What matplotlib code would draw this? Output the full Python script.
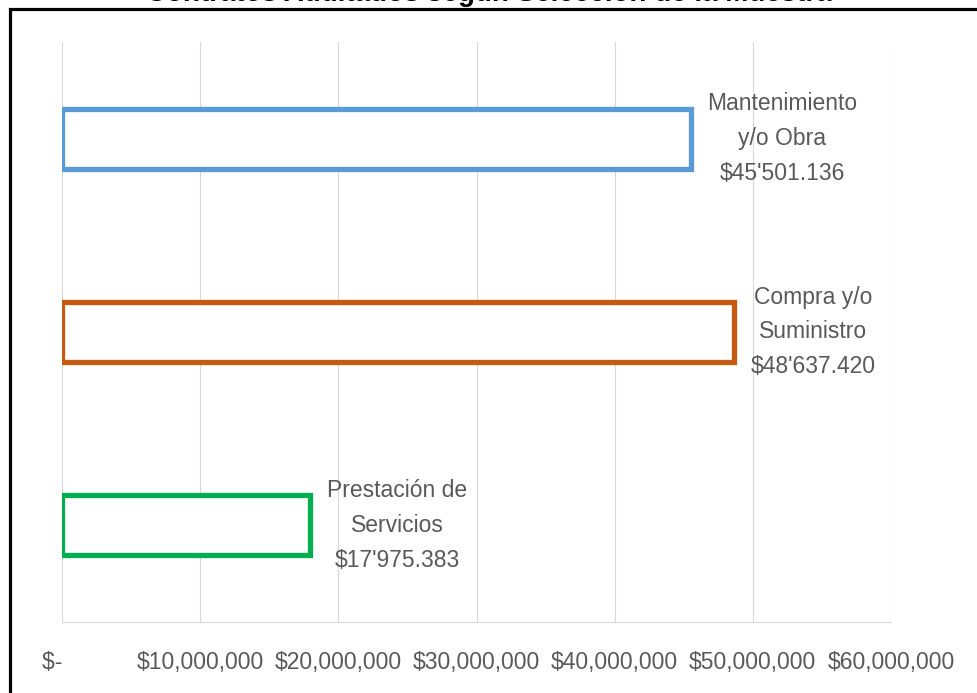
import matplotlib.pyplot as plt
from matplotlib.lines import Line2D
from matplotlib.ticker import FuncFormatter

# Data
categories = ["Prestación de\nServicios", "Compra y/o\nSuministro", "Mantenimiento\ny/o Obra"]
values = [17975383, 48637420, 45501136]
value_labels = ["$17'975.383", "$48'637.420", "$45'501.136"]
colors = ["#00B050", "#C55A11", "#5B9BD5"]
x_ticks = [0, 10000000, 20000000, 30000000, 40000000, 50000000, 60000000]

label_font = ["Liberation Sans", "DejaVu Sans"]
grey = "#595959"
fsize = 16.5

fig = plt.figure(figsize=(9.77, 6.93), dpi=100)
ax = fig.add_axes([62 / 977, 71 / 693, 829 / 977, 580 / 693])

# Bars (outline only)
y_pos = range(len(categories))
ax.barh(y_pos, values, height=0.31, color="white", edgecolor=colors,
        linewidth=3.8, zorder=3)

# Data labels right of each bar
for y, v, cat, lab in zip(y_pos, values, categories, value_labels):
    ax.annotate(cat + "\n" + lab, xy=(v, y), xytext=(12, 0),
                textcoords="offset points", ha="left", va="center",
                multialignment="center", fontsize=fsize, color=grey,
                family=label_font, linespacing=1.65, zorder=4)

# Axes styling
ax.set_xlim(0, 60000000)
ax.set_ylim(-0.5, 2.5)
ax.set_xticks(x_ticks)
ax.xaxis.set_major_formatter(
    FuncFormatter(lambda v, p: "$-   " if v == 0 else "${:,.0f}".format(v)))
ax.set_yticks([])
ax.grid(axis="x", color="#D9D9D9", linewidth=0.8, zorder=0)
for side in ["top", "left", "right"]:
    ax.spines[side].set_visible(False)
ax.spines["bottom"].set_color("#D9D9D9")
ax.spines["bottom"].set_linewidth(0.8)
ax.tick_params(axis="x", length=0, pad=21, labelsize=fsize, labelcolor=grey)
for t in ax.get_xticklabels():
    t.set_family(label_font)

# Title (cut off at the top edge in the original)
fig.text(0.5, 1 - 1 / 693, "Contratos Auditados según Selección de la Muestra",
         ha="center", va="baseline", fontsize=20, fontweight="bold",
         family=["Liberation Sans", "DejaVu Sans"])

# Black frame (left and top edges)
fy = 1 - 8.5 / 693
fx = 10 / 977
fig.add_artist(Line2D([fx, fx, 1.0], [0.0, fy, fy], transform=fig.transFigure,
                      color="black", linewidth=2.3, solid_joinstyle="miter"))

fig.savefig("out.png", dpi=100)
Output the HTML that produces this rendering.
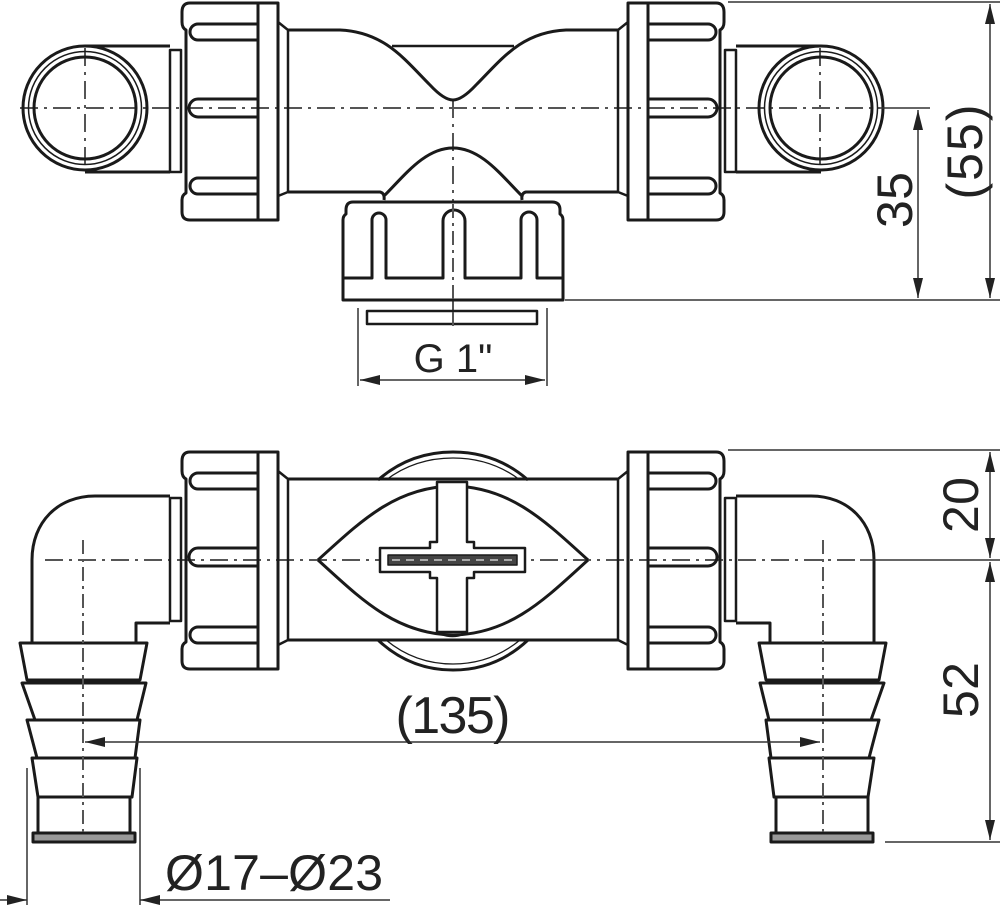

[Given instruction]: The pictures in the entries should be left out; output everything else exactly.

[Response to the exercise]:
What matplotlib code would draw this? Output the full Python script.
import matplotlib.pyplot as plt
from matplotlib.lines import Line2D
from matplotlib.ticker import FuncFormatter

# Data
categories = ["Prestación de\nServicios", "Compra y/o\nSuministro", "Mantenimiento\ny/o Obra"]
values = [17975383, 48637420, 45501136]
value_labels = ["$17'975.383", "$48'637.420", "$45'501.136"]
colors = ["#00B050", "#C55A11", "#5B9BD5"]
x_ticks = [0, 10000000, 20000000, 30000000, 40000000, 50000000, 60000000]

label_font = ["Liberation Sans", "DejaVu Sans"]
grey = "#595959"
fsize = 16.5

fig = plt.figure(figsize=(9.77, 6.93), dpi=100)
ax = fig.add_axes([62 / 977, 71 / 693, 829 / 977, 580 / 693])

# Bars (outline only)
y_pos = range(len(categories))
ax.barh(y_pos, values, height=0.31, color="white", edgecolor=colors,
        linewidth=3.8, zorder=3)

# Data labels right of each bar
for y, v, cat, lab in zip(y_pos, values, categories, value_labels):
    ax.annotate(cat + "\n" + lab, xy=(v, y), xytext=(12, 0),
                textcoords="offset points", ha="left", va="center",
                multialignment="center", fontsize=fsize, color=grey,
                family=label_font, linespacing=1.65, zorder=4)

# Axes styling
ax.set_xlim(0, 60000000)
ax.set_ylim(-0.5, 2.5)
ax.set_xticks(x_ticks)
ax.xaxis.set_major_formatter(
    FuncFormatter(lambda v, p: "$-   " if v == 0 else "${:,.0f}".format(v)))
ax.set_yticks([])
ax.grid(axis="x", color="#D9D9D9", linewidth=0.8, zorder=0)
for side in ["top", "left", "right"]:
    ax.spines[side].set_visible(False)
ax.spines["bottom"].set_color("#D9D9D9")
ax.spines["bottom"].set_linewidth(0.8)
ax.tick_params(axis="x", length=0, pad=21, labelsize=fsize, labelcolor=grey)
for t in ax.get_xticklabels():
    t.set_family(label_font)

# Title (cut off at the top edge in the original)
fig.text(0.5, 1 - 1 / 693, "Contratos Auditados según Selección de la Muestra",
         ha="center", va="baseline", fontsize=20, fontweight="bold",
         family=["Liberation Sans", "DejaVu Sans"])

# Black frame (left and top edges)
fy = 1 - 8.5 / 693
fx = 10 / 977
fig.add_artist(Line2D([fx, fx, 1.0], [0.0, fy, fy], transform=fig.transFigure,
                      color="black", linewidth=2.3, solid_joinstyle="miter"))

fig.savefig("out.png", dpi=100)
Output the HTML that produces this rendering.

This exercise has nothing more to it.